Starting a New Life in a New Place After Treatment
It is not uncommon for clients to realize, over the course of their treatment, that the environment in which they have spent much of their lives may be toxic and destructive. Regardless of their home lives, many of the worst influences have been around them from early in their childhood. In fact, being exposed to just a few bad influences for long enough can normalize destructive behavior and put a child, or even adult, on a path to serious problems.
Many clients and their families therefore choose a treatment facility in a different state where the environment and people are not quite so familiar. Of course, this may seem daunting. However, it supports the upcoming journey of eliminating drugs and/or alcohol.
In fact, removing oneself from their former environment can be so liberating that they simply don’t want to return to their former circle of friends, or even the area in which they used to live. This often eliminates one of the most significant triggers for relapse.
But How Do You Acclimate to a New Place?
You may be in your 20s, 30s or even 40s and have a set group of friends. This is also the case for people around you. It is much more difficult to make friends later in life. But look at it as a new beginning and a way to learn from the mistakes that you made while under the influence. Indeed, this feeling of discomfort can do wonders to improving your social skills and integrating you into a new life and group of friends.
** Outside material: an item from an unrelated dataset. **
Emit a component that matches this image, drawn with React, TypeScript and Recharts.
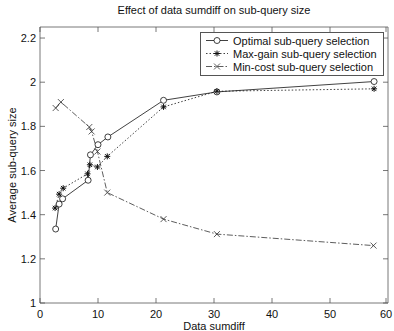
import React from 'react';
import { LineChart, Line, XAxis, YAxis, Legend, Label } from 'recharts';

const optimalX = [2.7, 3.3, 3.9, 8.3, 8.7, 10.0, 11.7, 21.3, 30.5, 57.6];
const optimalY = [1.335, 1.448, 1.472, 1.556, 1.671, 1.717, 1.752, 1.918, 1.956, 2.003];
const maxGainX = [2.6, 3.3, 4.0, 8.2, 8.6, 9.9, 11.6, 21.3, 30.5, 57.6];
const maxGainY = [1.43, 1.493, 1.52, 1.585, 1.626, 1.616, 1.664, 1.888, 1.959, 1.97];
const minCostX = [2.7, 3.6, 8.5, 8.9, 9.9, 11.6, 21.3, 30.5, 57.5];
const minCostY = [1.883, 1.91, 1.797, 1.777, 1.686, 1.5, 1.38, 1.312, 1.26];

const seriesNames = ['Optimal sub-query selection', 'Max-gain sub-query selection', 'Min-cost sub-query selection'];
const xTicks = [0, 10, 20, 30, 40, 50, 60];
const yTicks = [1, 1.2, 1.4, 1.6, 1.8, 2, 2.2];
const title = 'Effect of data sumdiff on sub-query size';
const xTitle = 'Data sumdiff';
const yTitle = 'Average sub-query size';

const zip = (xs: number[], ys: number[]) => xs.map((x, i) => ({ x, y: ys[i] }));
const optimalData = zip(optimalX, optimalY);
const maxGainData = zip(maxGainX, maxGainY);
const minCostData = zip(minCostX, minCostY);

const FONT = '"Liberation Sans", Arial, sans-serif';
const AX = '#555';
const INK = '#111';

type MarkerKind = 'circle' | 'star' | 'cross';

const Marker = ({ cx, cy, kind }: { cx: number; cy: number; kind: MarkerKind }) => {
  const s = 3;
  if (kind === 'circle') {
    return <circle cx={cx} cy={cy} r={3} fill="white" stroke={INK} strokeWidth={0.8} />;
  }
  if (kind === 'star') {
    return (
      <g stroke={INK} strokeWidth={1}>
        <line x1={cx - s} y1={cy} x2={cx + s} y2={cy} />
        <line x1={cx} y1={cy - s} x2={cx} y2={cy + s} />
        <line x1={cx - s * 0.75} y1={cy - s * 0.75} x2={cx + s * 0.75} y2={cy + s * 0.75} />
        <line x1={cx - s * 0.75} y1={cy + s * 0.75} x2={cx + s * 0.75} y2={cy - s * 0.75} />
      </g>
    );
  }
  return (
    <g stroke="#333" strokeWidth={0.8}>
      <line x1={cx - s} y1={cy - s} x2={cx + s} y2={cy + s} />
      <line x1={cx - s} y1={cy + s} x2={cx + s} y2={cy - s} />
    </g>
  );
};

const makeDot = (kind: MarkerKind) => (props: any) => (
  <Marker key={`${kind}-${props.index}`} cx={props.cx} cy={props.cy} kind={kind} />
);

const seriesStyle: Record<string, { kind: MarkerKind; dash?: string; color: string; width: number }> = {
  [seriesNames[0]]: { kind: 'circle', color: INK, width: 0.8 },
  [seriesNames[1]]: { kind: 'star', dash: '1.5 2', color: INK, width: 0.8 },
  [seriesNames[2]]: { kind: 'cross', dash: '6 2 1.5 2', color: '#333', width: 0.8 },
};

const LeftTick = (props: any) => {
  const { x, y, payload } = props;
  return (
    <g>
      <line x1={x} y1={y} x2={x + 5} y2={y} stroke={AX} strokeWidth={0.8} />
      <text x={x - 4} y={y} dy={4} textAnchor="end" fontSize={11} fontFamily={FONT} fill={INK}>
        {String(payload.value)}
      </text>
    </g>
  );
};
const RightTick = (props: any) => {
  const { x, y } = props;
  return <line x1={x} y1={y} x2={x - 5} y2={y} stroke={AX} strokeWidth={0.8} />;
};
const BottomTick = (props: any) => {
  const { x, y, payload } = props;
  return (
    <g>
      <line x1={x} y1={y} x2={x} y2={y - 5} stroke={AX} strokeWidth={0.8} />
      <text x={x} y={y} dy={15} textAnchor="middle" fontSize={11} fontFamily={FONT} fill={INK}>
        {String(payload.value)}
      </text>
    </g>
  );
};
const TopTick = (props: any) => {
  const { x, y } = props;
  return <line x1={x} y1={y} x2={x} y2={y + 5} stroke={AX} strokeWidth={0.8} />;
};

const LegendBox = (props: any) => {
  const payload = [...(props.payload || [])].sort(
    (a: any, b: any) => seriesNames.indexOf(a.value) - seriesNames.indexOf(b.value)
  );
  return (
    <div
      style={{
        border: `1px solid ${AX}`,
        background: 'white',
        width: 184,
        padding: '1px 0 2px 0',
        fontFamily: FONT,
        fontSize: 11,
        color: INK,
        boxSizing: 'border-box',
      }}
    >
      {payload.map((entry: any) => {
        const st = seriesStyle[entry.value];
        return (
          <div key={entry.value} style={{ display: 'flex', alignItems: 'center', height: 13 }}>
            <svg width={32} height={13} style={{ flex: 'none' }}>
              <line x1={5} y1={6.5} x2={27} y2={6.5} stroke={st.color} strokeWidth={st.width} strokeDasharray={st.dash} />
              <Marker cx={16} cy={6.5} kind={st.kind} />
            </svg>
            <span style={{ whiteSpace: 'nowrap' }}>{entry.value}</span>
          </div>
        );
      })}
    </div>
  );
};

export default function App() {
  return (
    <div style={{ position: 'absolute', left: 0, top: 0, width: 394, height: 331, background: 'white' }}>
      <LineChart width={394} height={331} margin={{ top: 0, right: 0, bottom: 0, left: 0 }}>
        <XAxis
          xAxisId="b"
          type="number"
          dataKey="x"
          domain={[0, 60]}
          ticks={xTicks}
          height={28}
          tickSize={0}
          tickMargin={0}
          tickLine={false}
          tick={<BottomTick />}
          axisLine={{ stroke: AX, strokeWidth: 0.8 }}
          allowDataOverflow
        >
          <Label value={xTitle} position="insideBottom" offset={1} fontSize={11} fontFamily={FONT} fill={INK} />
        </XAxis>
        <XAxis
          xAxisId="t"
          orientation="top"
          type="number"
          dataKey="x"
          domain={[0, 60]}
          ticks={xTicks}
          height={27}
          tickSize={0}
          tickMargin={0}
          tickLine={false}
          tick={<TopTick />}
          axisLine={{ stroke: AX, strokeWidth: 0.8 }}
          allowDataOverflow
        >
          <Label value={title} position="insideTop" offset={6} fontSize={11} fontFamily={FONT} fill={INK} />
        </XAxis>
        <YAxis
          yAxisId="l"
          type="number"
          dataKey="y"
          domain={[1, 2.25]}
          ticks={yTicks}
          width={40}
          tickSize={0}
          tickMargin={0}
          tickLine={false}
          tick={<LeftTick />}
          axisLine={{ stroke: AX, strokeWidth: 0.8 }}
          allowDataOverflow
        >
          <Label
            value={yTitle}
            angle={-90}
            position="insideLeft"
            offset={12}
            fontSize={11}
            fontFamily={FONT}
            fill={INK}
            style={{ textAnchor: 'middle' }}
          />
        </YAxis>
        <YAxis
          yAxisId="r"
          orientation="right"
          type="number"
          dataKey="y"
          domain={[1, 2.25]}
          ticks={yTicks}
          width={6}
          tickSize={0}
          tickMargin={0}
          tickLine={false}
          tick={<RightTick />}
          axisLine={{ stroke: AX, strokeWidth: 0.8 }}
          allowDataOverflow
        />
        <Legend
          layout="vertical"
          align="center"
          verticalAlign="middle"
          content={<LegendBox />}
          wrapperStyle={{ position: 'absolute', left: 200, top: 32, width: 184 }}
        />
        <Line
          xAxisId="b"
          yAxisId="l"
          data={optimalData}
          dataKey="y"
          name={seriesNames[0]}
          stroke={INK}
          strokeWidth={0.8}
          dot={makeDot('circle')}
          activeDot={false}
          isAnimationActive={false}
        />
        <Line
          xAxisId="b"
          yAxisId="l"
          data={maxGainData}
          dataKey="y"
          name={seriesNames[1]}
          stroke={INK}
          strokeWidth={0.8}
          strokeDasharray="1.5 2"
          dot={makeDot('star')}
          activeDot={false}
          isAnimationActive={false}
        />
        <Line
          xAxisId="b"
          yAxisId="l"
          data={minCostData}
          dataKey="y"
          name={seriesNames[2]}
          stroke="#333"
          strokeWidth={0.8}
          strokeDasharray="6 2 1.5 2"
          dot={makeDot('cross')}
          activeDot={false}
          isAnimationActive={false}
        />
      </LineChart>
    </div>
  );
}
You will likely have help from the people you meet during treatment. Many are in the same boat, and you may see them not only at the rehab center, but at support groups and meetings now and in the future. Others going through a similarly difficult period in their lives are great resources to have. Not only can they offer insight into what to expect over the course of your recovery, but they are very helpful in helping you navigate the ups and downs of a new and rather foreign place.
Finding a job is also a critical part of integration into your new home. While isolation, on the other hand, is not a good for your recovery. A previous criminal record may disqualify you from many jobs, but oftentimes treatment programs are very happy to employ recovering addicts. Why? They are often motivated to do a great job for themselves and others that are living through what they once did.
Most importantly, you probably have never seen or understood your full potential. Forcing yourself to integrate into a new circle of friends and way of living is a great way to prove to yourself that you can do it, and that long-term recovery may not be as hard as you think.